Золотарева тянуло на родину. Он родился в степи. Домой приходил вроде бы веселый, с детишками играл, а замечала Маша — задумывается.
— О чем ты, Алеша?
— О жизни…
Давно спали дети, а он лежал и думал. Маша прижалась к его груди, прислушалась и тихо сказала:
— Сердце как у тебя бьется сильно.
— На родину хочет…
Прощай, Донбасс! Привет тебе, степь-целина!
Дорога терялась в июньских буйных ковылях. Юрка, Колька и Любушка в ковыле играли в кулюшки. Волосы выгорели и ковыль сивый — попробуй, найди. Сам идешь, и то выше колен. А ветер горячий, душистый и вольный.
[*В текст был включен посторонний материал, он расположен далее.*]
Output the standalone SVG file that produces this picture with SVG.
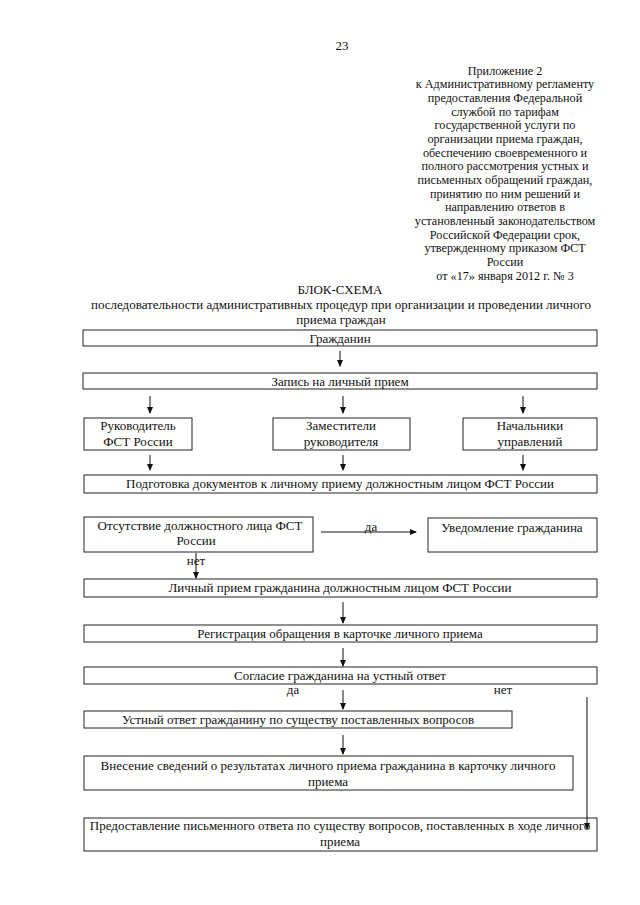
<svg xmlns="http://www.w3.org/2000/svg" width="640" height="905" viewBox="0 0 640 905">
<style>
text{font-family:"Liberation Serif","Times New Roman",serif;font-size:13px;fill:#111}
.c{text-anchor:middle}
.h{font-size:12.2px}
.box{fill:#fff;stroke:#222;stroke-width:1}
.ln{stroke:#111;stroke-width:1;fill:none}
</style>
<defs>
<marker id="a" markerWidth="7" markerHeight="7" refX="6" refY="3" orient="auto" markerUnits="userSpaceOnUse">
<path d="M0,0 L7,3 L0,6 Z" fill="#111"/>
</marker>
</defs>
<rect width="640" height="905" fill="#fff"/>
<g id="header">
<text class="c" x="342" y="50">23</text>
<text class="c h" x="505" y="74.5">Приложение 2</text>
<text class="c h" x="505" y="88.2">к Административному регламенту</text>
<text class="c h" x="505" y="101.8">предоставления Федеральной</text>
<text class="c h" x="505" y="115.5">службой по тарифам</text>
<text class="c h" x="505" y="129.2">государственной услуги по</text>
<text class="c h" x="505" y="142.8">организации приема граждан,</text>
<text class="c h" x="505" y="156.5">обеспечению своевременного и</text>
<text class="c h" x="505" y="170.2">полного рассмотрения устных и</text>
<text class="c h" x="505" y="183.8">письменных обращений граждан,</text>
<text class="c h" x="505" y="197.5">принятию по ним решений и</text>
<text class="c h" x="505" y="211.2">направлению ответов в</text>
<text class="c h" x="505" y="224.8">установленный законодательством</text>
<text class="c h" x="505" y="238.5">Российской Федерации срок,</text>
<text class="c h" x="505" y="252.2">утвержденному приказом ФСТ</text>
<text class="c h" x="505" y="265.8">России</text>
<text class="c h" x="505" y="279.5">от «17» января 2012 г. № 3</text>
<text class="c" x="340" y="294">БЛОК-СХЕМА</text>
<text class="c" x="341" y="309">последовательности административных процедур при организации и проведении личного</text>
<text class="c" x="341" y="324">приема граждан</text>
</g>
<g id="n1"><rect class="box" x="83" y="330" width="514" height="16"/><text class="c" x="340" y="343">Гражданин</text></g>
<g id="n2"><rect class="box" x="83" y="373" width="514" height="16"/><text class="c" x="340" y="386">Запись на личный прием</text></g>
<g id="n3"><rect class="box" x="84" y="418" width="108" height="32"/><text class="c" x="138" y="430">Руководитель</text><text class="c" x="138" y="446">ФСТ России</text></g>
<g id="n4"><rect class="box" x="273" y="418" width="137" height="32"/><text class="c" x="341" y="430">Заместители</text><text class="c" x="341" y="446">руководителя</text></g>
<g id="n5"><rect class="box" x="463" y="418" width="134" height="32"/><text class="c" x="530" y="430">Начальники</text><text class="c" x="530" y="446">управлений</text></g>
<g id="n6"><rect class="box" x="84" y="475" width="513" height="18"/><text class="c" x="340" y="488">Подготовка документов к личному приему должностным лицом ФСТ России</text></g>
<g id="n7"><rect class="box" x="84" y="517" width="229" height="35"/><text class="c" x="200" y="530">Отсутствие должностного лица ФСТ</text><text class="c" x="196" y="545">России</text></g>
<g id="n8"><rect class="box" x="428" y="518" width="169" height="34"/><text class="c" x="512" y="532">Уведомление гражданина</text></g>
<g id="n9"><rect class="box" x="84" y="579" width="513" height="18"/><text class="c" x="340" y="592">Личный прием гражданина должностным лицом ФСТ России</text></g>
<g id="n10"><rect class="box" x="84" y="625" width="513" height="17"/><text class="c" x="340" y="638">Регистрация обращения в карточке личного приема</text></g>
<g id="n11"><rect class="box" x="84" y="667" width="513" height="17"/><text class="c" x="340" y="680">Согласие гражданина на устный ответ</text></g>
<g id="n12"><rect class="box" x="84" y="711" width="428" height="17"/><text class="c" x="298" y="724">Устный ответ гражданину по существу поставленных вопросов</text></g>
<g id="n13"><rect class="box" x="84" y="756" width="489" height="34"/><text class="c" x="328" y="770">Внесение сведений о результатах личного приема гражданина в карточку личного</text><text class="c" x="328" y="786">приема</text></g>
<g id="n14"><rect class="box" x="84" y="818" width="513" height="33"/><text class="c" x="340" y="830">Предоставление письменного ответа по существу вопросов, поставленных в ходе личного</text><text class="c" x="340" y="846">приема</text></g>
<g id="connectors">
<line class="ln" x1="340" y1="351" x2="340" y2="366" marker-end="url(#a)"/>
<line class="ln" x1="150" y1="396" x2="150" y2="413" marker-end="url(#a)"/>
<line class="ln" x1="343" y1="396" x2="343" y2="413" marker-end="url(#a)"/>
<line class="ln" x1="523" y1="396" x2="523" y2="413" marker-end="url(#a)"/>
<line class="ln" x1="150" y1="455" x2="150" y2="470" marker-end="url(#a)"/>
<line class="ln" x1="343" y1="455" x2="343" y2="470" marker-end="url(#a)"/>
<line class="ln" x1="523" y1="455" x2="523" y2="470" marker-end="url(#a)"/>
<line class="ln" x1="321" y1="532" x2="416" y2="532" marker-end="url(#a)"/>
<line class="ln" x1="196" y1="553" x2="196" y2="578" marker-end="url(#a)"/>
<line class="ln" x1="343" y1="602" x2="343" y2="623" marker-end="url(#a)"/>
<line class="ln" x1="343" y1="648" x2="343" y2="666" marker-end="url(#a)"/>
<line class="ln" x1="343" y1="690" x2="343" y2="709" marker-end="url(#a)"/>
<line class="ln" x1="343" y1="735" x2="343" y2="754" marker-end="url(#a)"/>
<line class="ln" x1="587" y1="697" x2="587" y2="829" marker-end="url(#a)"/>
</g>
<g id="labels">
<text class="c" x="371" y="531">да</text>
<text class="c" x="196" y="565">нет</text>
<text class="c" x="293" y="694">да</text>
<text class="c" x="503" y="694">нет</text>
</g>
</svg>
Здравствуй же, степь-целина!
Уже был один домик. Неоштукатуренный, правда. Предложили — отказался.
— В палатке буду.
Ему обрадовались. Не было таких специалистов. И директор сказал:
— За все животноводство отвечаешь.
Золотарев стал ветфельдшером. С центрального перевели на третье, наладил, теперь управляющий. Один из тридцати четырех первопахарей, которые остались на его отделении.
Тракторы делали первые борозды, шоферы пробивали дороги в ковылях, а он радовался, когда в степь уходили отары овец и коровы. Он не только ветфельдшером был. Он и зоотехник, и пастух, и скотник, и чабан. Вторая целина тоже трудно начиналась. Ему жена помогала. Детишек они деду с бабкой отвезли, в Казахстан. Это за несколько километров от Тобола. У стариков там квартира была, а Золотарев с женой работали.
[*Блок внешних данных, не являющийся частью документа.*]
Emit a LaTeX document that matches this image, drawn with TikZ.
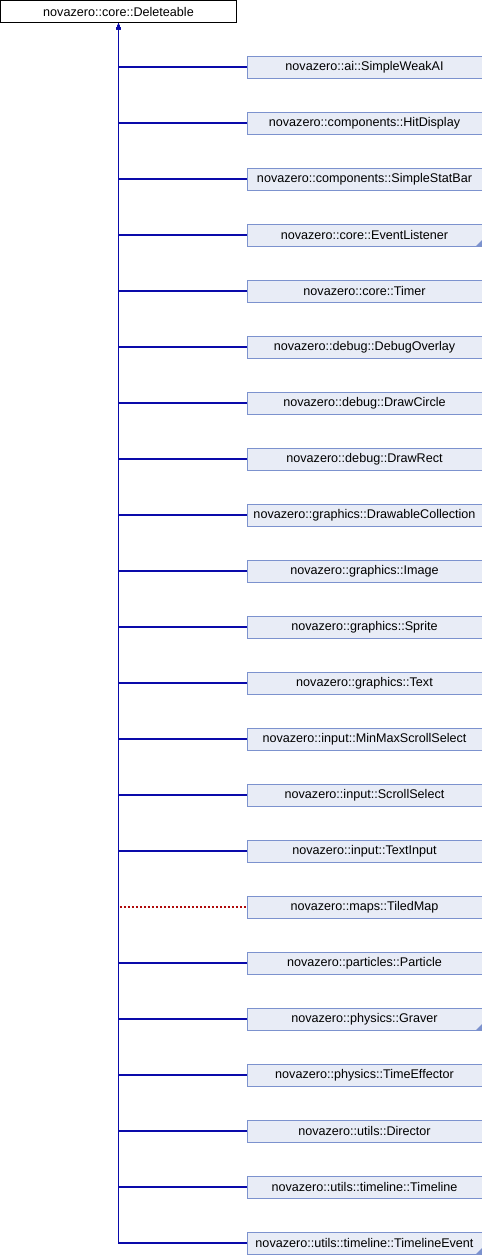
\documentclass[tikz,border=0pt]{standalone}
\usepackage{fontspec}
\setmainfont{Liberation Sans}
\usetikzlibrary{arrows.meta}
\definecolor{nodefill}{RGB}{232,236,246}
\definecolor{nodeline}{RGB}{124,146,206}
\definecolor{edgeblue}{RGB}{10,10,170}
\definecolor{edgered}{RGB}{175,10,10}
\tikzset{
  cls/.style={draw=nodeline, fill=nodefill, line width=1pt, minimum width=235pt, minimum height=22pt, inner sep=0pt, font=\fontsize{12.6}{14}\selectfont, anchor=west},
  rootcls/.style={draw=black, fill=white, line width=1pt, minimum width=236pt, minimum height=22pt, inner sep=0pt, font=\fontsize{12.6}{14}\selectfont},
  pub/.style={color=edgeblue, line width=1.1pt, {Latex[length=6pt,width=5pt]}-},
  priv/.style={color=edgered, line width=1.1pt, dash pattern=on 2pt off 2pt, {Latex[length=6pt,width=5pt]}-},
  trunc/.style={fill=nodeline, draw=none}
}
\begin{document}
\begin{tikzpicture}[x=1pt,y=-1pt]
\useasboundingbox (0,0) rectangle (482,1256);
\node[rootcls] (root) at (118.5,11.5) {novazero::core::Deleteable};
\foreach \i/\name/\txt in {
 0/c0/{novazero::ai::SimpleWeakAI},
 1/c1/{novazero::components::HitDisplay},
 2/c2/{novazero::components::SimpleStatBar},
 3/c3/{novazero::core::EventListener},
 4/c4/{novazero::core::Timer},
 5/c5/{novazero::debug::DebugOverlay},
 6/c6/{novazero::debug::DrawCircle},
 7/c7/{novazero::debug::DrawRect},
 8/c8/{novazero::graphics::DrawableCollection},
 9/c9/{novazero::graphics::Image},
 10/c10/{novazero::graphics::Sprite},
 11/c11/{novazero::graphics::Text},
 12/c12/{novazero::input::MinMaxScrollSelect},
 13/c13/{novazero::input::ScrollSelect},
 14/c14/{novazero::input::TextInput},
 15/c15/{novazero::maps::TiledMap},
 16/c16/{novazero::particles::Particle},
 17/c17/{novazero::physics::Graver},
 18/c18/{novazero::physics::TimeEffector},
 19/c19/{novazero::utils::Director},
 20/c20/{novazero::utils::timeline::Timeline},
 21/c21/{novazero::utils::timeline::TimelineEvent}}
{
  \node[cls] (\name) at (246.5,{67+56*\i}) {\txt};
}
% truncation markers
\foreach \n in {c3,c17,c21}{
  \fill[trunc] ([xshift=-0.5pt,yshift=0.5pt]\n.south east) -- ++(0,-6) -- ++(-6,6) -- cycle;
}
% private inheritance (drawn first, below the blue lines)
\draw[priv] (root.south) |- (c15.west);
% public inheritance
\foreach \n in {c0,c1,c2,c3,c4,c5,c6,c7,c8,c9,c10,c11,c12,c13,c14,c16,c17,c18,c19,c20,c21}{
  \draw[pub] (root.south) |- (\n.west);
}
\end{tikzpicture}
\end{document}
И все было хорошо, а потом на его долю выпали такие утраты и тяжести, от которых поседела голова, напряженно и вперебой забилось сердце.
Люди на целину приехали жить. Им бы строить и строить, пахать и сеять, а степь поступала безжалостно. Умерла мать Золотарева. Вырос в степи первый могильный холмик. Отец еще работать пытался, да валилось все из рук. Не в силах он был перенести смерть жены своей, доброй Натальи Федоровны. Вырос второй могильный холмик.
И еще одна тяжкая утрата — погибла жена.
Самого Золотарева не было дома, когда случился пожар. Жена успела спасти детей, а сама обгорела. Вырос третий могильный холмик.
Алексей Игнатович сидел за столом. Крепко сжал голову руками. Молчаливые детишки смотрели на отца. Он должен решить, как они станут жить без матери. И он думал. Больно билось сердце.
Золотарев умел работать. На его плечах лежало много. А теперь еще и судьба детей. За ними присматривали соседи, кормили-поили, а сам он работал и все думал: как же ему теперь?
Отделение Золотарева называли в числе лучших и все понимали, как ему трудно. Золотарев организовывал работу людей, и все понимали, как ему необходимо свою жизнь наладить. И все тогда поняли, какой он человек — Золотарев. Он остался на целине, не уехал, не сдался, так же как и те тридцать четыре, что приехали первыми.
Отделение крепло. Распахали четыре тысячи гектаров, вырастили семь тысяч кур, развели коров и свиней.
Устроилась жизнь Золотарева.
Он проходил мимо ее дома и встретился с ней. Смотрела на него внимательно, и он тоже. Один раз сказала ему:
— Побриться пора, Алексей Игнатович…
Провел рукой по щекам и подбородку.
— Заходи, — пригласила.
Зашел в комнату, и тут Галя, Саша, Вова и Коля сказали хором:
— Здравствуйте…
У этих четверых не было отца, у его троих — матери. И уж если ему трудно, так ей и вовсе трудно. А она еще и о его детях заботится. Вчера Любочка рассказывала, как тетя Маша к ним приходила.
Домой шел и все поглаживал щетинистую щеку. Улыбнулся. Хорошая она мать. И работает, и за детьми присматривает, и себя соблюдает…
Вместе стали жить две семьи. Одна большая получилась и дружная. И, может, успокоилось бы чье-то сердце, да не Золотарева. Не перестало радоваться, когда по весне выходят на пашню тракторы. Не очерствело к чужой беде и радости. Прислушалась к нему женщина, которая стала женой, и сказала:
— Сердце как у тебя бьется сильно.
…Мы сидим в прокуренной конторе. Разговор о предстоящем новоселье. Золотарев говорит:
— Это хорошо — улицу для нас. Только мне дом побольше.
Он сам улыбается, и мы все. Понимаем его, потому что детей в его семье теперь не семь, а девять. Два сына-близнеца родились. Алеша и Сережа. Они тоже будут жить на улице Ветеранов целины. И если им в жизни трудно будет — пусть их сердца бьются так же мужественно и сильно, как отцовское. Оно бьется для людей.